══ Data provided ══
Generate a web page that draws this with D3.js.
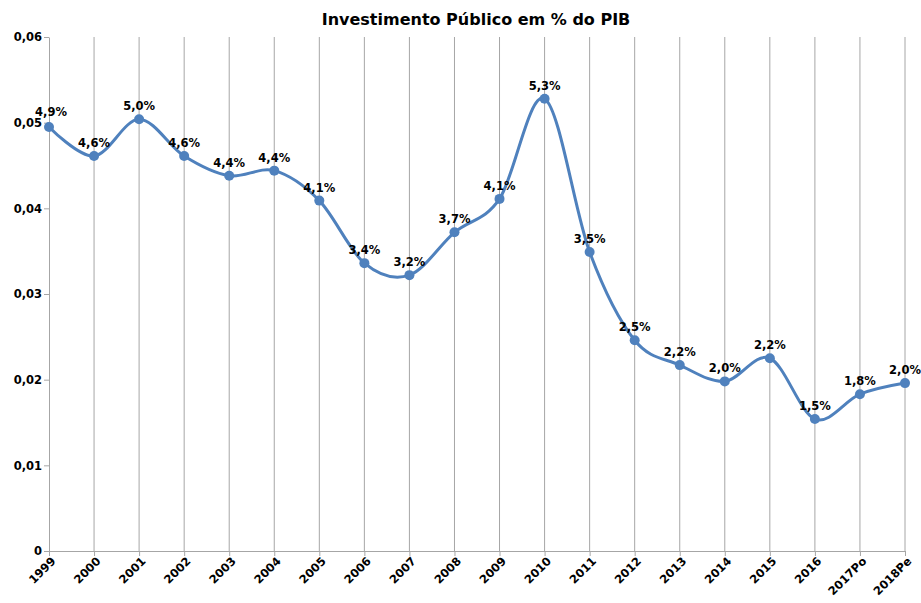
<!DOCTYPE html>
<html>
<head>
<meta charset="utf-8">
<script src="https://cdn.jsdelivr.net/npm/d3@7"></script>
<style>
  body { margin: 0; background: #fff; }
  text { font-family: "DejaVu Sans", sans-serif; font-weight: bold; }
</style>
</head>
<body>
<div id="chart"></div>
<script>
var anos = ["1999", "2000", "2001", "2002", "2003", "2004", "2005", "2006", "2007", "2008",
            "2009", "2010", "2011", "2012", "2013", "2014", "2015", "2016", "2017Po", "2018Pe"];
var valores = [0.0495, 0.0461, 0.0504, 0.0461, 0.0438, 0.0444, 0.0409, 0.0336, 0.0322, 0.0372,
               0.0411, 0.0528, 0.0349, 0.0246, 0.0217, 0.0198, 0.0225, 0.0154, 0.0183, 0.0196];
var rotulos = ["4,9%", "4,6%", "5,0%", "4,6%", "4,4%", "4,4%", "4,1%", "3,4%", "3,2%", "3,7%",
               "4,1%", "5,3%", "3,5%", "2,5%", "2,2%", "2,0%", "2,2%", "1,5%", "1,8%", "2,0%"];
var yTicks = [0, 0.01, 0.02, 0.03, 0.04, 0.05, 0.06];

var margin = {top: 37, right: 15, bottom: 52, left: 49},
    width = 921 - margin.left - margin.right,
    height = 603 - margin.top - margin.bottom;

var root = d3.select("#chart")
  .append("svg")
    .attr("width", 921)
    .attr("height", 603);

root.append("text")
  .attr("x", 476)
  .attr("y", 25)
  .attr("text-anchor", "middle")
  .style("font-size", "16px")
  .text("Investimento Público em % do PIB");

var svg = root.append("g")
  .attr("transform", "translate(" + margin.left + "," + margin.top + ")");

var x = d3.scalePoint()
  .domain(anos)
  .range([0, width - 1]);

var y = d3.scaleLinear()
  .domain([0, 0.06])
  .range([height, 0]);

// linhas verticais de grade
svg.append("g")
  .selectAll("line")
  .data(anos.slice(1))
  .enter()
  .append("line")
    .attr("x1", function(d) { return x(d); })
    .attr("x2", function(d) { return x(d); })
    .attr("y1", 0)
    .attr("y2", height)
    .attr("stroke", "#a6a6a6")
    .attr("stroke-width", 1);

var xAxis = svg.append("g")
  .attr("transform", "translate(0," + height + ")")
  .call(d3.axisBottom(x).tickSize(5).tickSizeOuter(0));
xAxis.select(".domain").attr("stroke", "#a6a6a6");
xAxis.selectAll(".tick line").attr("stroke", "#a6a6a6");
xAxis.selectAll("text")
  .style("font-size", "11.5px")
  .style("fill", "#000")
  .attr("text-anchor", "end")
  .attr("dy", "0.35em")
  .attr("transform", "translate(4,8) rotate(-45)")
  .attr("x", 0)
  .attr("y", 0);

var yAxis = svg.append("g")
  .call(d3.axisLeft(y).tickValues(yTicks).tickSize(5).tickSizeOuter(0)
    .tickFormat(function(d) { return d === 0 ? "0" : d3.format(".2f")(d).replace(".", ","); }));
yAxis.select(".domain").attr("stroke", "#a6a6a6");
yAxis.selectAll(".tick line").attr("stroke", "#a6a6a6");
yAxis.selectAll("text")
  .style("font-size", "11.5px")
  .style("fill", "#000")
  .attr("x", -7);

var dados = anos.map(function(a, i) { return {ano: a, v: valores[i], r: rotulos[i]}; });

var linha = d3.line()
  .x(function(d) { return x(d.ano); })
  .y(function(d) { return y(d.v); })
  .curve(d3.curveCardinal.tension(0));

svg.append("path")
  .datum(dados)
  .attr("d", linha)
  .attr("fill", "none")
  .attr("stroke", "#4f81bd")
  .attr("stroke-width", 3);

svg.selectAll("circle.pt")
  .data(dados)
  .enter()
  .append("circle")
    .attr("class", "pt")
    .attr("cx", function(d) { return x(d.ano); })
    .attr("cy", function(d) { return y(d.v); })
    .attr("r", 5)
    .attr("fill", "#4f81bd");

svg.selectAll("text.rot")
  .data(dados)
  .enter()
  .append("text")
    .attr("class", "rot")
    .attr("x", function(d, i) { return x(d.ano) + (i === 0 ? 2 : 0); })
    .attr("y", function(d, i) { return y(d.v) - (i === 0 ? 11 : 9); })
    .attr("text-anchor", "middle")
    .style("font-size", "11.5px")
    .text(function(d) { return d.r; });
</script>
</body>
</html>
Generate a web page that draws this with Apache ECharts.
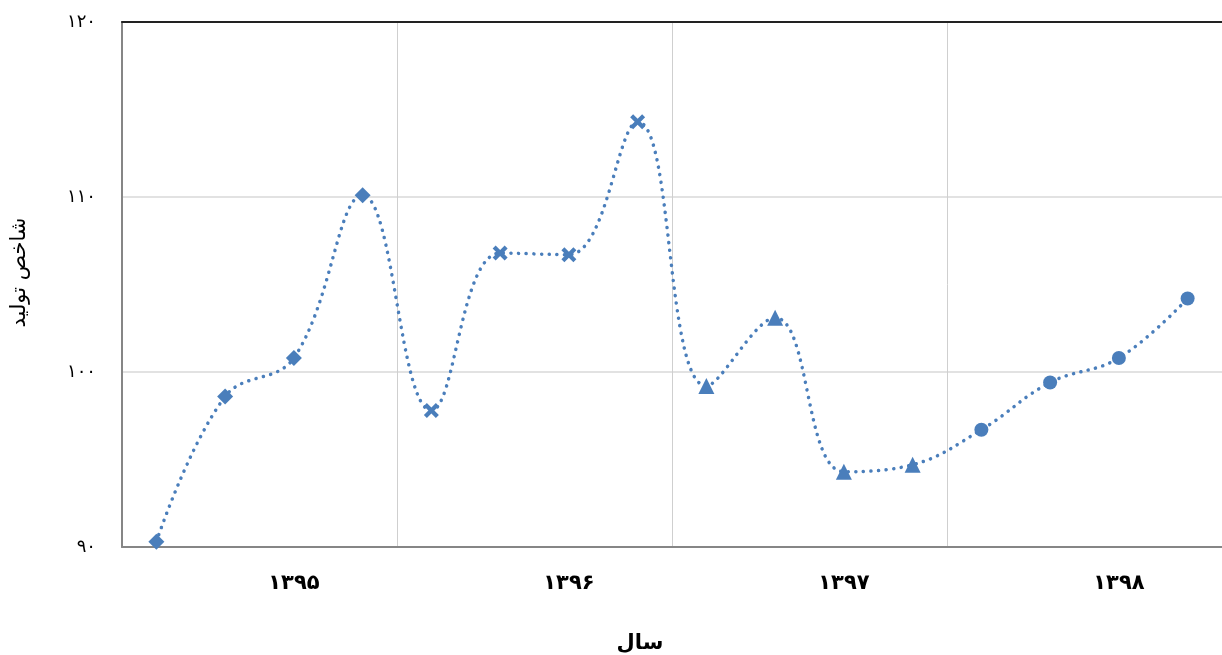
<!DOCTYPE html>
<html><head><meta charset="utf-8">
<script src="https://cdn.jsdelivr.net/npm/echarts@6/dist/echarts.min.js"></script>
<style>html,body{margin:0;padding:0;background:#fff}#c{width:1222px;height:655px}</style>
</head><body><div id="c"></div>
<script>
const categories = ['1395-1','1395-2','1395-3','1395-4','1396-1','1396-2','1396-3','1396-4','1397-1','1397-2','1397-3','1397-4','1398-1','1398-2','1398-3','1398-4'];
const years = ['۱۳۹۵','۱۳۹۶','۱۳۹۷','۱۳۹۸'];
const values = [90.3, 98.6, 100.8, 110.1, 97.8, 106.8, 106.7, 114.3, 99.2, 103.1, 94.3, 94.7, 96.7, 99.4, 100.8, 104.2];
const yTicks = {90:'۹۰',100:'۱۰۰',110:'۱۱۰',120:'۱۲۰'};
const crossPath = 'path://M2,0 L5,3 L8,0 L10,2 L7,5 L10,8 L8,10 L5,7 L2,10 L0,8 L3,5 L0,2 Z';
const yearSymbols = ['diamond', crossPath, 'triangle', 'circle'];
const yearSizes = [16, 15, 16, 14];
const color = '#4a7ebb';
const font = 'DejaVu Sans';

const data = values.map((v,i)=>({value:v, symbol: yearSymbols[Math.floor(i/4)], symbolSize: yearSizes[Math.floor(i/4)]}));

const chart = echarts.init(document.getElementById('c'));
chart.setOption({
  animation:false,
  grid:{left:122,right:0,top:22,bottom:108,containLabel:false,outerBoundsMode:'none'},
  xAxis:[{
    type:'category', data:categories, boundaryGap:true,
    axisLine:{lineStyle:{color:'#868686',width:2}},
    axisTick:{show:false},
    axisLabel:{interval:(i)=>i%4===2, formatter:(v,i)=>years[Math.floor(i/4)], fontFamily:font, fontSize:21, fontWeight:'bold', color:'#000', margin:26},
    splitLine:{show:true, interval:3, lineStyle:{color:'#cfcfcf',width:1}},
    name:'سال', nameLocation:'middle', nameGap:86,
    nameTextStyle:{fontFamily:font, fontSize:21, fontWeight:'bold', color:'#000', padding:[0,64,0,0]}
  },{
    type:'category', data:categories, position:'top',
    axisLine:{lineStyle:{color:'#222222',width:2}},
    axisTick:{show:false}, axisLabel:{show:false}, splitLine:{show:false}
  }],
  yAxis:{
    type:'value', min:90, max:120, interval:10,
    axisLine:{show:true, lineStyle:{color:'#868686',width:2}},
    axisTick:{show:false},
    axisLabel:{formatter:(v)=>yTicks[v], fontFamily:font, fontSize:18, color:'#000', margin:26},
    splitLine:{lineStyle:{color:'#d9d9d9',width:1.5}},
    name:'شاخص تولید', nameLocation:'middle', nameGap:92, nameRotate:90,
    nameTextStyle:{fontFamily:font, fontSize:21, color:'#000', padding:[0,0,0,24]}
  },
  series:[{
    type:'line', data:data, smooth:0.4,
    itemStyle:{color:color},
    lineStyle:{color:color, width:3.5, type:[0.1,7.5], cap:'round'},
    showAllSymbol:true
  }]
});
</script></body></html>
═══
**Given instruction:** Look over the listing above. Pick out and copy every line that includes "draws".

**Worked answer:**
Generate a web page that draws this with D3.js.
Generate a web page that draws this with Apache ECharts.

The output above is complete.